(Records excerpted from a collection)
--------------------------------------------------

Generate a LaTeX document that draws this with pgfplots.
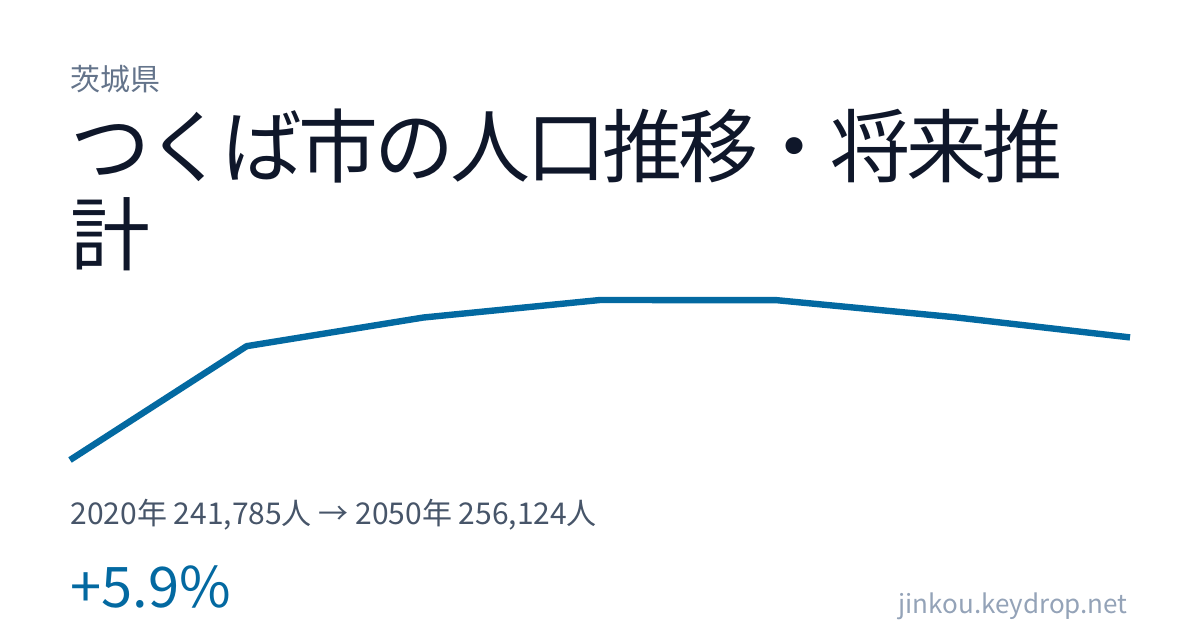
\documentclass[border=0pt]{standalone}
\usepackage{fontspec}
\setmainfont{Noto Sans CJK JP}
\usepackage{pgfplots}
\pgfplotsset{compat=1.18}

\definecolor{LineBlue}{HTML}{0369A1}
\definecolor{Pref}{HTML}{64748B}
\definecolor{TitleInk}{HTML}{0F172A}
\definecolor{SubInk}{HTML}{475569}
\definecolor{UrlInk}{HTML}{94A3B8}

\begin{document}
\begin{tikzpicture}
  % page: 1200x630 px, 1px = 0.5pt, origin top-left
  \path[fill=white,use as bounding box] (0,0) rectangle (600pt,-315pt);

  \node[anchor=base west,inner sep=0,text=Pref] at (35pt,-45.5pt)
    {\fontsize{15pt}{17pt}\selectfont 茨城県};
  \node[anchor=base west,inner sep=0,text=TitleInk] at (35pt,-88.5pt)
    {\fontsize{40pt}{44pt}\selectfont\addfontfeatures{LetterSpace=-5}つくば市の人口推移・将来推};
  \node[anchor=base west,inner sep=0,text=TitleInk] at (35pt,-132.5pt)
    {\fontsize{40pt}{44pt}\selectfont 計};

  \begin{axis}[
      at={(35pt,-230pt)}, anchor=south west,
      scale only axis, width=530pt, height=80pt,
      hide axis, clip=false,
      xmin=2020, xmax=2050,
      ymin=241785, ymax=260500
    ]
    \addplot[LineBlue, line width=3.2pt, line join=round] coordinates {
      (2020,241785)
      (2025,255100)
      (2030,258450)
      (2035,260500)
      (2040,260480)
      (2045,258500)
      (2050,256124)
    };
  \end{axis}

  \node[anchor=base west,inner sep=0,text=SubInk] at (35pt,-262pt)
    {\fontsize{15pt}{17pt}\selectfont 2020年 241,785人 → 2050年 256,124人};
  \node[anchor=base west,inner sep=0,text=LineBlue] at (35pt,-303.5pt)
    {\fontsize{28pt}{32pt}\selectfont +5.9\%};
  \node[anchor=base east,inner sep=0,text=UrlInk] at (564pt,-306.5pt)
    {\fontsize{13pt}{15pt}\selectfont jinkou.keydrop.net};
\end{tikzpicture}
\end{document}
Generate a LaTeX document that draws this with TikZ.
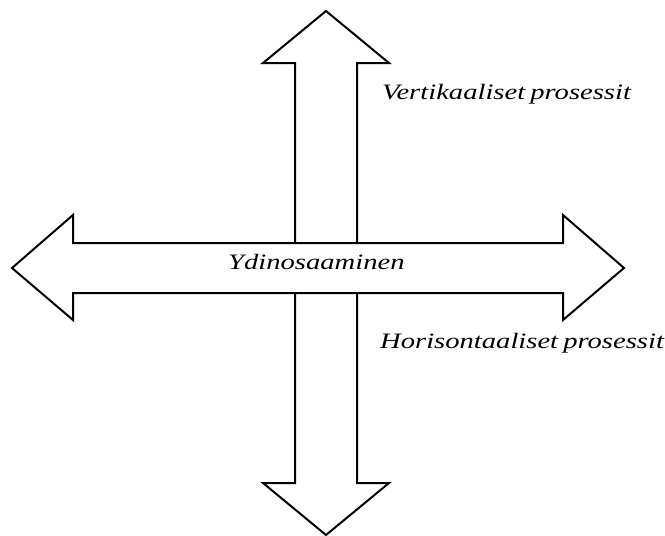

--------------------------------------------------

▸ **DIRECTIONS FOR THIS TASK**: Repeat only what runs from the first line of the records above to the line with "(0,0) rectangle (600pt,-315pt);", both included, word for word, minus the pictures.

▸ **ANSWER TO THIS TASK**:
Generate a LaTeX document that draws this with pgfplots.
\documentclass[border=0pt]{standalone}
\usepackage{fontspec}
\setmainfont{Noto Sans CJK JP}
\usepackage{pgfplots}
\pgfplotsset{compat=1.18}

\definecolor{LineBlue}{HTML}{0369A1}
\definecolor{Pref}{HTML}{64748B}
\definecolor{TitleInk}{HTML}{0F172A}
\definecolor{SubInk}{HTML}{475569}
\definecolor{UrlInk}{HTML}{94A3B8}

\begin{document}
\begin{tikzpicture}
  % page: 1200x630 px, 1px = 0.5pt, origin top-left
  \path[fill=white,use as bounding box] (0,0) rectangle (600pt,-315pt);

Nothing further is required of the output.